┌──
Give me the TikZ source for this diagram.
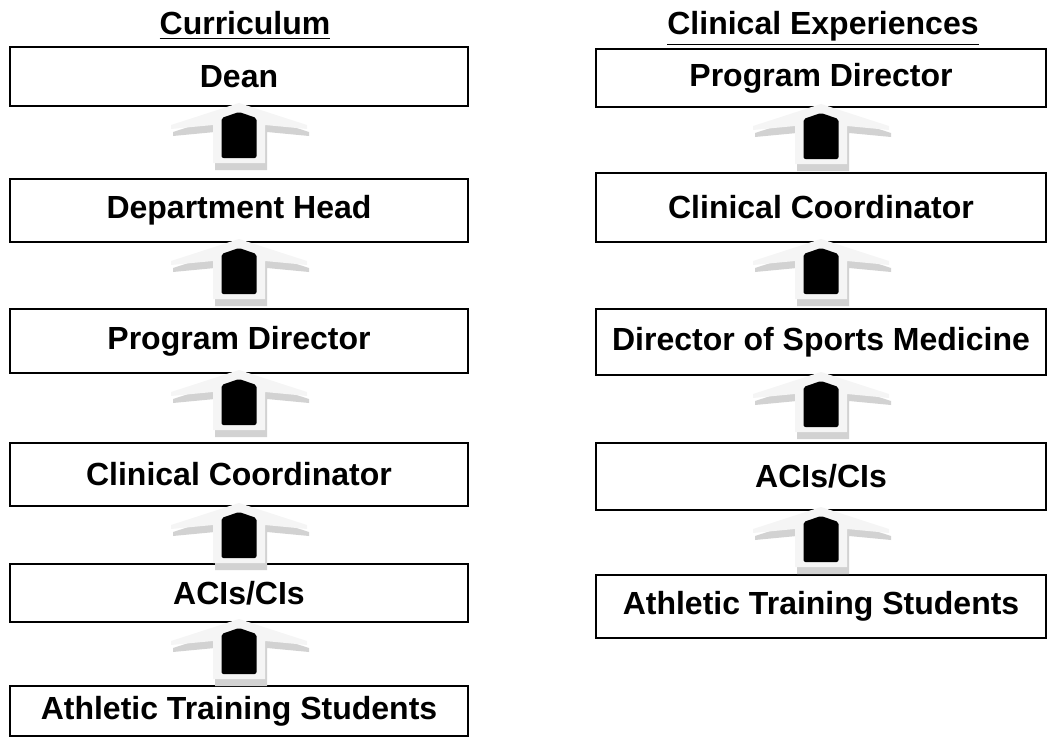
\documentclass[tikz,border=0pt]{standalone}
\usepackage{fontspec}
\setmainfont{Liberation Sans}

\tikzset{
  rank/.style={draw, line width=1pt, fill=white, inner sep=0pt,
    font=\fontsize{16}{19}\selectfont\bfseries},
  head/.style={anchor=base, font=\fontsize{16}{19}\selectfont\bfseries},
  uparrow/.pic={
    \foreach \dx/\dy/\col in {2/7/gray!35, 0/0/gray!8}
      \fill[\col, shift={(\dx,\dy)}] (0,-4) -- (68,18) -- (68,22) -- (26,18) -- (26,56)
        -- (-26,56) -- (-26,18) -- (-68,22) -- (-68,18) -- cycle;
    \fill[black, rounded corners=1pt] (0,5) -- (17.5,11) -- (17.5,51) -- (-17.5,51)
      -- (-17.5,11) -- cycle;
  }
}

\begin{document}
\begin{tikzpicture}[x=0.5pt,y=-0.5pt]
\useasboundingbox (0,0) rectangle (1048,738);
% curriculum
\node[head] (curtitle) at (245,35) {\underline{Curriculum}};
\node[rank, minimum width=229pt, minimum height=29.5pt] (cur1) at (239,76.5) {Dean};
\node[rank, minimum width=229pt, minimum height=31.5pt] (cur2) at (239,210.5) {Department Head};
\node[rank, minimum width=229pt, minimum height=32pt] (cur3) at (239,341) {Program Director};
\node[rank, minimum width=229pt, minimum height=31.5pt] (cur4) at (239,474.5) {Clinical Coordinator};
\node[rank, minimum width=229pt, minimum height=29pt] (cur5) at (239,593) {ACIs/CIs};
\node[rank, minimum width=229pt, minimum height=25pt] (cur6) at (239,711) {Athletic Training Students};
% clinical experiences
\node[head] (clintitle) at (823,35) {\underline{Clinical Experiences}};
\node[rank, minimum width=225pt, minimum height=29pt] (clin1) at (821,78) {Program Director};
\node[rank, minimum width=225pt, minimum height=34.5pt] (clin2) at (821,207.5) {Clinical Coordinator};
\node[rank, minimum width=225pt, minimum height=33pt] (clin3) at (821,342) {Director of Sports Medicine};
\node[rank, minimum width=225pt, minimum height=33.5pt] (clin4) at (821,476.5) {ACIs/CIs};
\node[rank, minimum width=225pt, minimum height=31.5pt] (clin5) at (821,606.5) {Athletic Training Students};
% arrows
\foreach \lvl in {cur1,cur2,cur3,cur4,cur5,clin1,clin2,clin3,clin4}
  \pic at (\lvl.south) {uparrow};
\end{tikzpicture}
\end{document}
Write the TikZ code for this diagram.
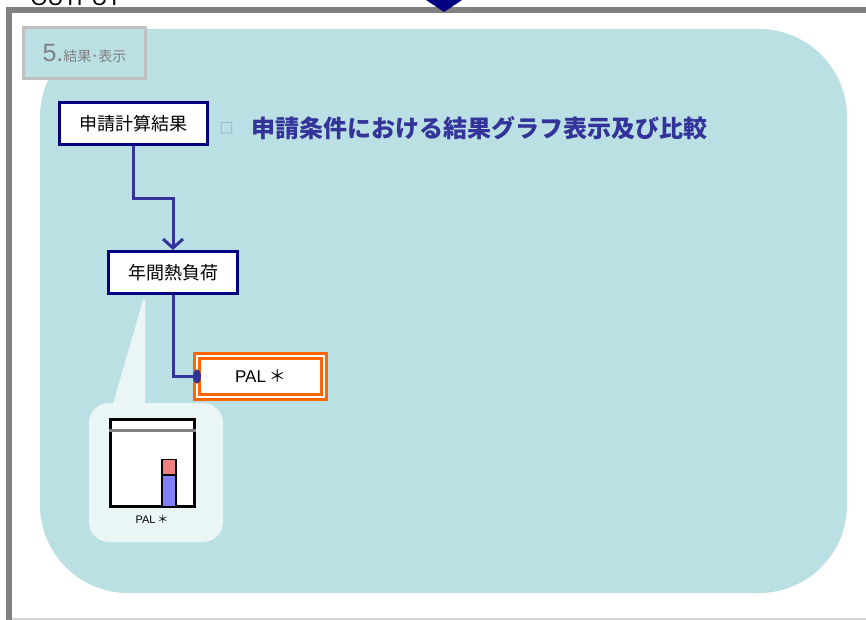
\documentclass[tikz,border=0pt]{standalone}
\usepackage{fontspec}
\setmainfont{Liberation Sans}
\newfontfamily\jp{Noto Sans CJK JP}
\usetikzlibrary{arrows.meta}
\definecolor{panelcyan}{HTML}{BAE0E3}
\definecolor{linkblue}{HTML}{333399}
\definecolor{navyline}{HTML}{000080}
\definecolor{palorange}{HTML}{FF6600}
\definecolor{framegray}{HTML}{808080}
\definecolor{taggray}{HTML}{C0C0C0}
\definecolor{calloutfill}{HTML}{EAF5F6}
\definecolor{barblue}{HTML}{8080FF}
\definecolor{barred}{HTML}{F08080}
\begin{document}
\begin{tikzpicture}[x=1pt,y=-1pt,
  box/.style={draw=navyline,line width=3pt,fill=white,minimum height=42pt,
    font=\jp\fontsize{18}{18}\selectfont},
  link/.style={draw=linkblue,line width=3pt}]
\useasboundingbox (0,0) rectangle (866,620);
\clip (0,0) rectangle (866,620);
% frame and panel
\node[anchor=base west,font=\fontsize{22}{22}\selectfont] (outlbl) at (27,6) {OUTPUT};
\draw[framegray,line width=6pt] (9,640) -- (9,10) -- (880,10);
\draw[taggray!70,line width=1.5pt] (12,619) -- (880,619);
\fill[navyline] (423,-2) -- (465,-2) -- (444,12) -- cycle;
\fill[panelcyan,rounded corners=88pt] (40,29) rectangle (847,593);
\node[draw=taggray,line width=3pt,fill=panelcyan,minimum width=122pt,minimum height=51pt,
      text=framegray,font=\fontsize{25}{25}\selectfont] (tag) at (84.5,53)
      {5.{\jp\fontsize{14}{14}\selectfont 結果･表示}};
% nodes
\node[box,minimum width=148pt] (calc) at (133.5,124) {申請計算結果};
\node[box,minimum width=129pt] (load) at (173,272.5) {年間熱負荷};
\node[text=linkblue!55,font=\jp\fontsize{14}{14}\selectfont] (bullet) at (226.5,128) {□};
\node[anchor=west,text=linkblue,font=\jp\bfseries\fontsize{24}{24}\selectfont] (title)
      at (248,128) {申請条件における結果グラフ表示及び比較};
\node[draw=palorange,double=white,line width=2.5pt,double distance=2.5pt,fill=white,
      outer sep=0pt,minimum width=127pt,minimum height=41pt,
      font=\fontsize{17}{17}\selectfont] (pal) at (260.5,376.5) {PAL\,{\jp ＊}};
% connectors
\draw[link,-{Straight Barb[length=9pt,width=20pt]}] (calc.south) -- ++(0,52) -| (load.north);
\draw[link] (load.south) |- (pal.west);
\fill[linkblue] (pal.west) ellipse (4 and 7);
% callout with small chart
\fill[calloutfill] (113,404) -- (143,300) -- (145,300) -- (145,404) -- cycle;
\fill[calloutfill,rounded corners=20pt] (89,403) rectangle (223,542);
\draw[line width=3pt,fill=white] (110.5,419.5) rectangle (194.5,506.5);
\draw[framegray,line width=3pt] (109,430) -- (196,430);
\draw[line width=1.2pt,fill=barblue] (162,475) rectangle (176,506.5);
\draw[line width=1.2pt,fill=barred] (162,459.5) rectangle (176,475);
\node[font=\fontsize{11}{11}\selectfont] (chartlbl) at (152,519) {PAL\,{\jp ＊}};
\end{tikzpicture}
\end{document}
└──
*SHORT TASK*
Images should not appear in the copy; retype the listing above exactly.

*FULL SOLUTION*
Give me the TikZ source for this diagram.
\documentclass[tikz,border=0pt]{standalone}
\usepackage{fontspec}
\setmainfont{Liberation Sans}

\tikzset{
  rank/.style={draw, line width=1pt, fill=white, inner sep=0pt,
    font=\fontsize{16}{19}\selectfont\bfseries},
  head/.style={anchor=base, font=\fontsize{16}{19}\selectfont\bfseries},
  uparrow/.pic={
    \foreach \dx/\dy/\col in {2/7/gray!35, 0/0/gray!8}
      \fill[\col, shift={(\dx,\dy)}] (0,-4) -- (68,18) -- (68,22) -- (26,18) -- (26,56)
        -- (-26,56) -- (-26,18) -- (-68,22) -- (-68,18) -- cycle;
    \fill[black, rounded corners=1pt] (0,5) -- (17.5,11) -- (17.5,51) -- (-17.5,51)
      -- (-17.5,11) -- cycle;
  }
}

\begin{document}
\begin{tikzpicture}[x=0.5pt,y=-0.5pt]
\useasboundingbox (0,0) rectangle (1048,738);
% curriculum
\node[head] (curtitle) at (245,35) {\underline{Curriculum}};
\node[rank, minimum width=229pt, minimum height=29.5pt] (cur1) at (239,76.5) {Dean};
\node[rank, minimum width=229pt, minimum height=31.5pt] (cur2) at (239,210.5) {Department Head};
\node[rank, minimum width=229pt, minimum height=32pt] (cur3) at (239,341) {Program Director};
\node[rank, minimum width=229pt, minimum height=31.5pt] (cur4) at (239,474.5) {Clinical Coordinator};
\node[rank, minimum width=229pt, minimum height=29pt] (cur5) at (239,593) {ACIs/CIs};
\node[rank, minimum width=229pt, minimum height=25pt] (cur6) at (239,711) {Athletic Training Students};
% clinical experiences
\node[head] (clintitle) at (823,35) {\underline{Clinical Experiences}};
\node[rank, minimum width=225pt, minimum height=29pt] (clin1) at (821,78) {Program Director};
\node[rank, minimum width=225pt, minimum height=34.5pt] (clin2) at (821,207.5) {Clinical Coordinator};
\node[rank, minimum width=225pt, minimum height=33pt] (clin3) at (821,342) {Director of Sports Medicine};
\node[rank, minimum width=225pt, minimum height=33.5pt] (clin4) at (821,476.5) {ACIs/CIs};
\node[rank, minimum width=225pt, minimum height=31.5pt] (clin5) at (821,606.5) {Athletic Training Students};
% arrows
\foreach \lvl in {cur1,cur2,cur3,cur4,cur5,clin1,clin2,clin3,clin4}
  \pic at (\lvl.south) {uparrow};
\end{tikzpicture}
\end{document}
Write the TikZ code for this diagram.
\documentclass[tikz,border=0pt]{standalone}
\usepackage{fontspec}
\setmainfont{Liberation Sans}
\newfontfamily\jp{Noto Sans CJK JP}
\usetikzlibrary{arrows.meta}
\definecolor{panelcyan}{HTML}{BAE0E3}
\definecolor{linkblue}{HTML}{333399}
\definecolor{navyline}{HTML}{000080}
\definecolor{palorange}{HTML}{FF6600}
\definecolor{framegray}{HTML}{808080}
\definecolor{taggray}{HTML}{C0C0C0}
\definecolor{calloutfill}{HTML}{EAF5F6}
\definecolor{barblue}{HTML}{8080FF}
\definecolor{barred}{HTML}{F08080}
\begin{document}
\begin{tikzpicture}[x=1pt,y=-1pt,
  box/.style={draw=navyline,line width=3pt,fill=white,minimum height=42pt,
    font=\jp\fontsize{18}{18}\selectfont},
  link/.style={draw=linkblue,line width=3pt}]
\useasboundingbox (0,0) rectangle (866,620);
\clip (0,0) rectangle (866,620);
% frame and panel
\node[anchor=base west,font=\fontsize{22}{22}\selectfont] (outlbl) at (27,6) {OUTPUT};
\draw[framegray,line width=6pt] (9,640) -- (9,10) -- (880,10);
\draw[taggray!70,line width=1.5pt] (12,619) -- (880,619);
\fill[navyline] (423,-2) -- (465,-2) -- (444,12) -- cycle;
\fill[panelcyan,rounded corners=88pt] (40,29) rectangle (847,593);
\node[draw=taggray,line width=3pt,fill=panelcyan,minimum width=122pt,minimum height=51pt,
      text=framegray,font=\fontsize{25}{25}\selectfont] (tag) at (84.5,53)
      {5.{\jp\fontsize{14}{14}\selectfont 結果･表示}};
% nodes
\node[box,minimum width=148pt] (calc) at (133.5,124) {申請計算結果};
\node[box,minimum width=129pt] (load) at (173,272.5) {年間熱負荷};
\node[text=linkblue!55,font=\jp\fontsize{14}{14}\selectfont] (bullet) at (226.5,128) {□};
\node[anchor=west,text=linkblue,font=\jp\bfseries\fontsize{24}{24}\selectfont] (title)
      at (248,128) {申請条件における結果グラフ表示及び比較};
\node[draw=palorange,double=white,line width=2.5pt,double distance=2.5pt,fill=white,
      outer sep=0pt,minimum width=127pt,minimum height=41pt,
      font=\fontsize{17}{17}\selectfont] (pal) at (260.5,376.5) {PAL\,{\jp ＊}};
% connectors
\draw[link,-{Straight Barb[length=9pt,width=20pt]}] (calc.south) -- ++(0,52) -| (load.north);
\draw[link] (load.south) |- (pal.west);
\fill[linkblue] (pal.west) ellipse (4 and 7);
% callout with small chart
\fill[calloutfill] (113,404) -- (143,300) -- (145,300) -- (145,404) -- cycle;
\fill[calloutfill,rounded corners=20pt] (89,403) rectangle (223,542);
\draw[line width=3pt,fill=white] (110.5,419.5) rectangle (194.5,506.5);
\draw[framegray,line width=3pt] (109,430) -- (196,430);
\draw[line width=1.2pt,fill=barblue] (162,475) rectangle (176,506.5);
\draw[line width=1.2pt,fill=barred] (162,459.5) rectangle (176,475);
\node[font=\fontsize{11}{11}\selectfont] (chartlbl) at (152,519) {PAL\,{\jp ＊}};
\end{tikzpicture}
\end{document}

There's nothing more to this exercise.